(Code that draws figures)
————————

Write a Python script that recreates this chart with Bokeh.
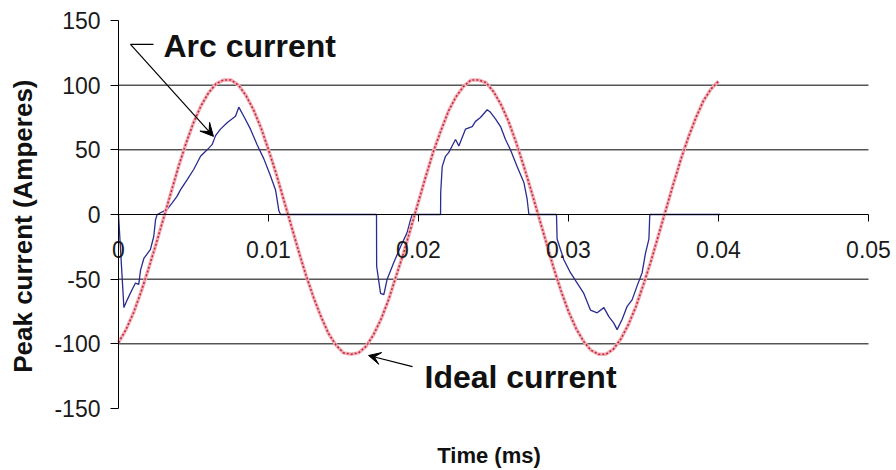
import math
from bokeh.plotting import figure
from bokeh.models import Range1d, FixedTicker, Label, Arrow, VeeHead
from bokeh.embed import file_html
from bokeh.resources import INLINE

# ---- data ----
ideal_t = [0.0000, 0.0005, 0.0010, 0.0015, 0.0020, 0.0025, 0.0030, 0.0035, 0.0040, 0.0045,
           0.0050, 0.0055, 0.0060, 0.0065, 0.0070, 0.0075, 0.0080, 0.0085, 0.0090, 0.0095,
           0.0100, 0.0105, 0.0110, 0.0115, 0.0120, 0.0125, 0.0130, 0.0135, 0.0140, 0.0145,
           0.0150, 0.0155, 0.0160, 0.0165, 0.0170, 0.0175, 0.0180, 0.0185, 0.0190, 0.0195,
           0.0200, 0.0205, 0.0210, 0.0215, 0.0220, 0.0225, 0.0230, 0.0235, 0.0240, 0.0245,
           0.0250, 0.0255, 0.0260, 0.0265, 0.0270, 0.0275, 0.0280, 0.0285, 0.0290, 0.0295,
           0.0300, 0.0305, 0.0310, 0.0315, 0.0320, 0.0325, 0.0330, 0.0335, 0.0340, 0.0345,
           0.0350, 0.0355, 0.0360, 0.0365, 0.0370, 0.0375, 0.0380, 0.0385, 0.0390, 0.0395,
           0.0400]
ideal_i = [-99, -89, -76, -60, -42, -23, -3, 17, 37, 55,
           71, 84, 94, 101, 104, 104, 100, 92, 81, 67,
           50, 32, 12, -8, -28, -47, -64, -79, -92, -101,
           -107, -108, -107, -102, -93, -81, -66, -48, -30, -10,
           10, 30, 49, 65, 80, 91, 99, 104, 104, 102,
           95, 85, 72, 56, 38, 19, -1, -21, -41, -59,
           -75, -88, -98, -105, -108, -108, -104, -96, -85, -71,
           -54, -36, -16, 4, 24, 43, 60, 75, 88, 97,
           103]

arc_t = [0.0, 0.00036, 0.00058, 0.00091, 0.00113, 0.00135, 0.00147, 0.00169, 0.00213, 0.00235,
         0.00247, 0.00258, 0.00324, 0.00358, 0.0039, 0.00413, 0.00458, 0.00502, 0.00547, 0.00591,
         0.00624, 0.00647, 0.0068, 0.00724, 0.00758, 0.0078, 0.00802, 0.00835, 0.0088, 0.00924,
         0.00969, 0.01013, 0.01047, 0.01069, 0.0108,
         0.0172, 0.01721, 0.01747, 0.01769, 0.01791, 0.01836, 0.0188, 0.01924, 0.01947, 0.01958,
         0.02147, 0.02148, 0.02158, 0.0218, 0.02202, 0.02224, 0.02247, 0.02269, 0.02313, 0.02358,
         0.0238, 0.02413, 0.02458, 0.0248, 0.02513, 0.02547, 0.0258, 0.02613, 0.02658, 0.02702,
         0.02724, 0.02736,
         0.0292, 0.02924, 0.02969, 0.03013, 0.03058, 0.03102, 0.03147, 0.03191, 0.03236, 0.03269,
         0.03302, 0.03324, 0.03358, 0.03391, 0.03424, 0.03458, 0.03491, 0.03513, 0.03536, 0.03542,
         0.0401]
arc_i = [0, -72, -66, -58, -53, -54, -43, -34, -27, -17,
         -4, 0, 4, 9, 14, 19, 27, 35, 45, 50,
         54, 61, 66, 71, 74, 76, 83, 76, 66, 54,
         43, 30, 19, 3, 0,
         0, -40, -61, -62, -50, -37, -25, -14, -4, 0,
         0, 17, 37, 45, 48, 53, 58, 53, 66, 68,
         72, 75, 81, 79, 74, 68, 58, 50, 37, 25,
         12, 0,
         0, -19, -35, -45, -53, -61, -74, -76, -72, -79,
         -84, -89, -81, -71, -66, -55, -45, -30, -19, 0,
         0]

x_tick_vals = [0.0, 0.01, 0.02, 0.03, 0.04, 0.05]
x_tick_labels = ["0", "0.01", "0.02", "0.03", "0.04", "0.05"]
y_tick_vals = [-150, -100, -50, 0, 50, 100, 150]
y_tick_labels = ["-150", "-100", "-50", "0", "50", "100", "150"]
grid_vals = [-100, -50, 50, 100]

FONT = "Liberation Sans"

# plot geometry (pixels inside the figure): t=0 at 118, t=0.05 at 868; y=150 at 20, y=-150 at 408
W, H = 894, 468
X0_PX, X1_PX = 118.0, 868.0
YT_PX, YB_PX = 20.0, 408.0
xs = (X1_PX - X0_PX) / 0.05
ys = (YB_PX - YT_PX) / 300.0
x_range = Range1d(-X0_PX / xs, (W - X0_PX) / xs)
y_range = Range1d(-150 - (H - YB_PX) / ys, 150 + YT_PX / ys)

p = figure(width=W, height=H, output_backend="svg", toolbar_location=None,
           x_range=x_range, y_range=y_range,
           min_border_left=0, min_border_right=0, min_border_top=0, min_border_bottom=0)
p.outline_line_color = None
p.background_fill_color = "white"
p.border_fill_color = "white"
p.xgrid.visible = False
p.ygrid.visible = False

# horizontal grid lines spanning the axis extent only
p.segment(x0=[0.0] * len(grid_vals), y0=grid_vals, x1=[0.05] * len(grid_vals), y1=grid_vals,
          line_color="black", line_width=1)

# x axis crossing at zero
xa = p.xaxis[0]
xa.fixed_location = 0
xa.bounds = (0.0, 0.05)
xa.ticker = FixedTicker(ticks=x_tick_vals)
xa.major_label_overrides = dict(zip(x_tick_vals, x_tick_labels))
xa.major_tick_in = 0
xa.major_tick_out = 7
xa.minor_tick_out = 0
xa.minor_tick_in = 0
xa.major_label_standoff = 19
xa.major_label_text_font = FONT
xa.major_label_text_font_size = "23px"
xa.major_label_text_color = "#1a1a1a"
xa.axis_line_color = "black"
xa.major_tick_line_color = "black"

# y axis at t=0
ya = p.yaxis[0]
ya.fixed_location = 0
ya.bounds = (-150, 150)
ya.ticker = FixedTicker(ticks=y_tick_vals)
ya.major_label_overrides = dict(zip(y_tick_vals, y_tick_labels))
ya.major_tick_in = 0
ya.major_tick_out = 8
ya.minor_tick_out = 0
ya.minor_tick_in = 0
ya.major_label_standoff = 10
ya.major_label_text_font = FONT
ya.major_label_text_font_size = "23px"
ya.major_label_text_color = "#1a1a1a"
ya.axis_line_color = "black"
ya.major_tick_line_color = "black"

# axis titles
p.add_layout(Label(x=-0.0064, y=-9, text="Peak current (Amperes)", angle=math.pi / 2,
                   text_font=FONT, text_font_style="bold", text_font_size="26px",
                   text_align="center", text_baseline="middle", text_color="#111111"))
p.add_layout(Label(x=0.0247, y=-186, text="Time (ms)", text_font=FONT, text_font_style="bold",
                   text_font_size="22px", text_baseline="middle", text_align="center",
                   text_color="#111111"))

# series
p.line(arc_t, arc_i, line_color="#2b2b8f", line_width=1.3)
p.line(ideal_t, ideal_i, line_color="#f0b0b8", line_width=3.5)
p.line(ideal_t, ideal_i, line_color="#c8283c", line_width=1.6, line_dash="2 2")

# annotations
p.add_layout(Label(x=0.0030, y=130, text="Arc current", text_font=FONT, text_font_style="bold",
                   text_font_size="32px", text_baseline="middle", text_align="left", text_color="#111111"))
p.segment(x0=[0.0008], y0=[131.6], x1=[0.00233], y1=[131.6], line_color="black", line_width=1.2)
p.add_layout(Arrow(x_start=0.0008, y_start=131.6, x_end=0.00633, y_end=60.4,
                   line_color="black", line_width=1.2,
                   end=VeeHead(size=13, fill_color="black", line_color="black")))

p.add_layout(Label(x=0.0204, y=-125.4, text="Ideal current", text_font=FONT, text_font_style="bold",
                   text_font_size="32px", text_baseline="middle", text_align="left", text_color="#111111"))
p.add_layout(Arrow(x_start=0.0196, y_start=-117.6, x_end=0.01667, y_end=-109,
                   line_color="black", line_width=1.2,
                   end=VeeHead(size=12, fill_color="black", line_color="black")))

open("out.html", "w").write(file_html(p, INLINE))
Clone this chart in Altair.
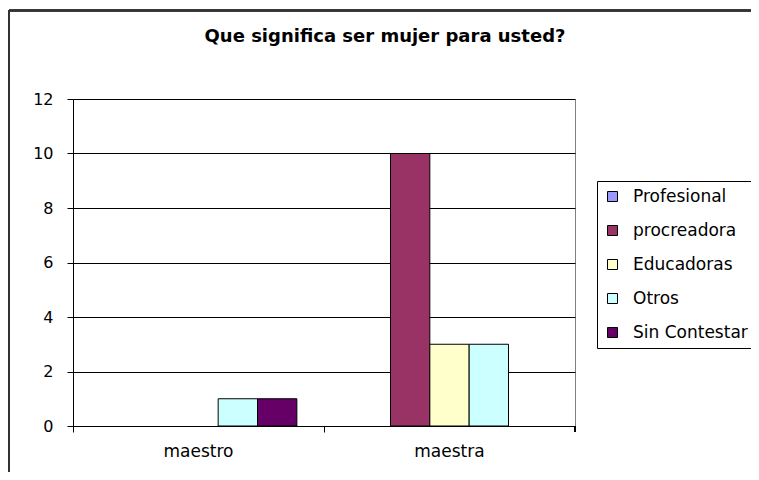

————————

▶ [EXERCISE OBJECTIVE]:
Write out nothing but the lines from the start of the data through the line with "from bokeh.resources import INLINE". Leave out the pictures.

▶ [COMPLETED EXERCISE]:
Write a Python script that recreates this chart with Bokeh.
import math
from bokeh.plotting import figure
from bokeh.models import Range1d, FixedTicker, Label, Arrow, VeeHead
from bokeh.embed import file_html
from bokeh.resources import INLINE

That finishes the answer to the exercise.